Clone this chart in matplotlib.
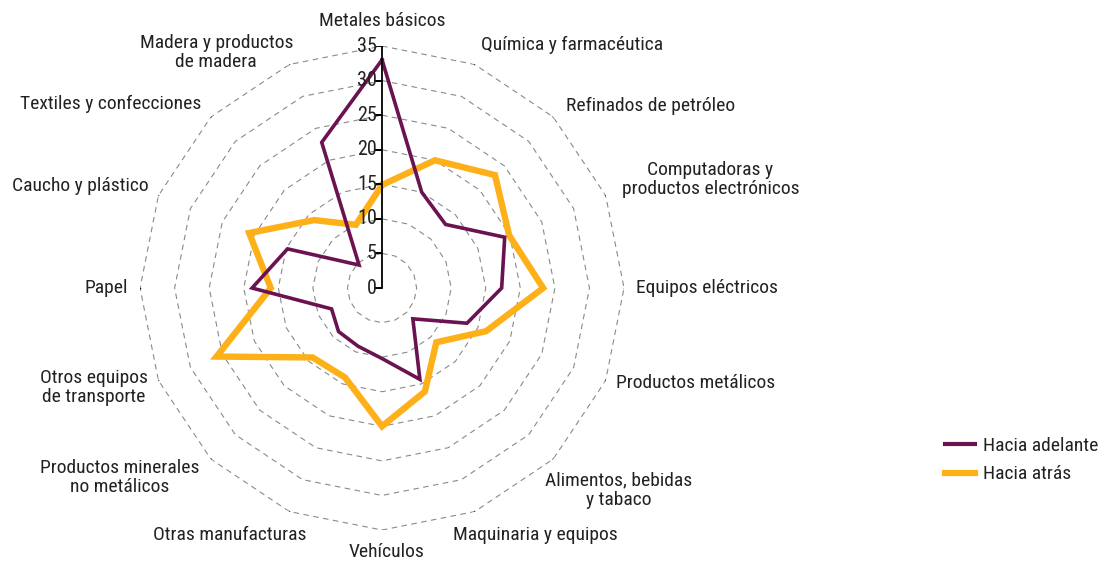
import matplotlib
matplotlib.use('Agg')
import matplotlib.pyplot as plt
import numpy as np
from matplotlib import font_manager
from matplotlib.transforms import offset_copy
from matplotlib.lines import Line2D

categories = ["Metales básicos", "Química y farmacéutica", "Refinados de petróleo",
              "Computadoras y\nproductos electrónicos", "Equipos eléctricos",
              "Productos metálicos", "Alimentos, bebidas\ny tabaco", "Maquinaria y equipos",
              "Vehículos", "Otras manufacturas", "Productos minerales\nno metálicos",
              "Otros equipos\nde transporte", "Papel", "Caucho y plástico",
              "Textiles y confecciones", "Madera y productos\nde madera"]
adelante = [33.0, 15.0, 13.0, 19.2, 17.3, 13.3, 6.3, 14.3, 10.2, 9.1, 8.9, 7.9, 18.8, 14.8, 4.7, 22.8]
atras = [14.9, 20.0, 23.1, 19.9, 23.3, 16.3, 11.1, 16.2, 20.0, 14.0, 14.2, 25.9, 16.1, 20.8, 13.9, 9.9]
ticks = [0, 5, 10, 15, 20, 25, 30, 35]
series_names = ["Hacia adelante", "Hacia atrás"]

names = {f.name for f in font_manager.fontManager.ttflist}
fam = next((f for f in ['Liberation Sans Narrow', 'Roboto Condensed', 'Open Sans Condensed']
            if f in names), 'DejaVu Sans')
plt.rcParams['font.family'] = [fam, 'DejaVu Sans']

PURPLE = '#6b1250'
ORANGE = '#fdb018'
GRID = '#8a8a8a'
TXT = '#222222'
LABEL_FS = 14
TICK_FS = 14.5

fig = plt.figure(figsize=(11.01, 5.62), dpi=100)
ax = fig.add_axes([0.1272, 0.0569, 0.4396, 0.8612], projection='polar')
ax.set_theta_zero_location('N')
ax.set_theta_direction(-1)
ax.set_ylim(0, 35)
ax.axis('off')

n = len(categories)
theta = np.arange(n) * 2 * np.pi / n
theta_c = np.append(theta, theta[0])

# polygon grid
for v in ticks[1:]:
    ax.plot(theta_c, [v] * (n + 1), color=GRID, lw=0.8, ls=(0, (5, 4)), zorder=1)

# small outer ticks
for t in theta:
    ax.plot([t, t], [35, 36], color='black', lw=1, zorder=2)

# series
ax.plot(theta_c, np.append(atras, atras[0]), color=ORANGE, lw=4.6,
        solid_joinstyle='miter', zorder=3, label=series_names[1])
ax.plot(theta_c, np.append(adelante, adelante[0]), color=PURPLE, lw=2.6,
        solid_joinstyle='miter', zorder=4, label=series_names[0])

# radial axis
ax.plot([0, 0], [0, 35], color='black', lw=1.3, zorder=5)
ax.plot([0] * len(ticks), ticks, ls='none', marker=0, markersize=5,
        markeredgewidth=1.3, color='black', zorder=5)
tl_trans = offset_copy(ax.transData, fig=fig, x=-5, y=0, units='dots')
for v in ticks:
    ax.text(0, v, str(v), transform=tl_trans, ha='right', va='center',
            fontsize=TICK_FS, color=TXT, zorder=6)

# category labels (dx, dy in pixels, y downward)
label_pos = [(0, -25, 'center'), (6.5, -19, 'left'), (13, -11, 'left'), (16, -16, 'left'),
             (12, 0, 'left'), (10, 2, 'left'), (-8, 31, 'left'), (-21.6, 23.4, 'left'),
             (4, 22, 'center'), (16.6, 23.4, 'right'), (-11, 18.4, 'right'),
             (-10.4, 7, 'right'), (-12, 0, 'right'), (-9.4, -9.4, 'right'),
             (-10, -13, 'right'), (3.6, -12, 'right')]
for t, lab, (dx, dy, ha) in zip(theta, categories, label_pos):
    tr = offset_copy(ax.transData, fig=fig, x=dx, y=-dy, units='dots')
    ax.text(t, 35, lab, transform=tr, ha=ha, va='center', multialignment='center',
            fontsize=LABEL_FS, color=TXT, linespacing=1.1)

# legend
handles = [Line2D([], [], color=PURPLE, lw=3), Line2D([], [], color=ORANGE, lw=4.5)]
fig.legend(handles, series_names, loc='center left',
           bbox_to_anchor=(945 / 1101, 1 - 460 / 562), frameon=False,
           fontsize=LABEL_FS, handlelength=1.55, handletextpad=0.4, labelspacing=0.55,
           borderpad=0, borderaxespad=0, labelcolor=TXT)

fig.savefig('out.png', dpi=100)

□ □ □

◆ PROBLEM REQUIREMENTS:
Omit the pictures, and quote the material above exactly as given.

◆ IN RESPONSE:
Clone this chart in matplotlib.
import matplotlib
matplotlib.use('Agg')
import matplotlib.pyplot as plt
import numpy as np
from matplotlib import font_manager
from matplotlib.transforms import offset_copy
from matplotlib.lines import Line2D

categories = ["Metales básicos", "Química y farmacéutica", "Refinados de petróleo",
              "Computadoras y\nproductos electrónicos", "Equipos eléctricos",
              "Productos metálicos", "Alimentos, bebidas\ny tabaco", "Maquinaria y equipos",
              "Vehículos", "Otras manufacturas", "Productos minerales\nno metálicos",
              "Otros equipos\nde transporte", "Papel", "Caucho y plástico",
              "Textiles y confecciones", "Madera y productos\nde madera"]
adelante = [33.0, 15.0, 13.0, 19.2, 17.3, 13.3, 6.3, 14.3, 10.2, 9.1, 8.9, 7.9, 18.8, 14.8, 4.7, 22.8]
atras = [14.9, 20.0, 23.1, 19.9, 23.3, 16.3, 11.1, 16.2, 20.0, 14.0, 14.2, 25.9, 16.1, 20.8, 13.9, 9.9]
ticks = [0, 5, 10, 15, 20, 25, 30, 35]
series_names = ["Hacia adelante", "Hacia atrás"]

names = {f.name for f in font_manager.fontManager.ttflist}
fam = next((f for f in ['Liberation Sans Narrow', 'Roboto Condensed', 'Open Sans Condensed']
            if f in names), 'DejaVu Sans')
plt.rcParams['font.family'] = [fam, 'DejaVu Sans']

PURPLE = '#6b1250'
ORANGE = '#fdb018'
GRID = '#8a8a8a'
TXT = '#222222'
LABEL_FS = 14
TICK_FS = 14.5

fig = plt.figure(figsize=(11.01, 5.62), dpi=100)
ax = fig.add_axes([0.1272, 0.0569, 0.4396, 0.8612], projection='polar')
ax.set_theta_zero_location('N')
ax.set_theta_direction(-1)
ax.set_ylim(0, 35)
ax.axis('off')

n = len(categories)
theta = np.arange(n) * 2 * np.pi / n
theta_c = np.append(theta, theta[0])

# polygon grid
for v in ticks[1:]:
    ax.plot(theta_c, [v] * (n + 1), color=GRID, lw=0.8, ls=(0, (5, 4)), zorder=1)

# small outer ticks
for t in theta:
    ax.plot([t, t], [35, 36], color='black', lw=1, zorder=2)

# series
ax.plot(theta_c, np.append(atras, atras[0]), color=ORANGE, lw=4.6,
        solid_joinstyle='miter', zorder=3, label=series_names[1])
ax.plot(theta_c, np.append(adelante, adelante[0]), color=PURPLE, lw=2.6,
        solid_joinstyle='miter', zorder=4, label=series_names[0])

# radial axis
ax.plot([0, 0], [0, 35], color='black', lw=1.3, zorder=5)
ax.plot([0] * len(ticks), ticks, ls='none', marker=0, markersize=5,
        markeredgewidth=1.3, color='black', zorder=5)
tl_trans = offset_copy(ax.transData, fig=fig, x=-5, y=0, units='dots')
for v in ticks:
    ax.text(0, v, str(v), transform=tl_trans, ha='right', va='center',
            fontsize=TICK_FS, color=TXT, zorder=6)

# category labels (dx, dy in pixels, y downward)
label_pos = [(0, -25, 'center'), (6.5, -19, 'left'), (13, -11, 'left'), (16, -16, 'left'),
             (12, 0, 'left'), (10, 2, 'left'), (-8, 31, 'left'), (-21.6, 23.4, 'left'),
             (4, 22, 'center'), (16.6, 23.4, 'right'), (-11, 18.4, 'right'),
             (-10.4, 7, 'right'), (-12, 0, 'right'), (-9.4, -9.4, 'right'),
             (-10, -13, 'right'), (3.6, -12, 'right')]
for t, lab, (dx, dy, ha) in zip(theta, categories, label_pos):
    tr = offset_copy(ax.transData, fig=fig, x=dx, y=-dy, units='dots')
    ax.text(t, 35, lab, transform=tr, ha=ha, va='center', multialignment='center',
            fontsize=LABEL_FS, color=TXT, linespacing=1.1)

# legend
handles = [Line2D([], [], color=PURPLE, lw=3), Line2D([], [], color=ORANGE, lw=4.5)]
fig.legend(handles, series_names, loc='center left',
           bbox_to_anchor=(945 / 1101, 1 - 460 / 562), frameon=False,
           fontsize=LABEL_FS, handlelength=1.55, handletextpad=0.4, labelspacing=0.55,
           borderpad=0, borderaxespad=0, labelcolor=TXT)

fig.savefig('out.png', dpi=100)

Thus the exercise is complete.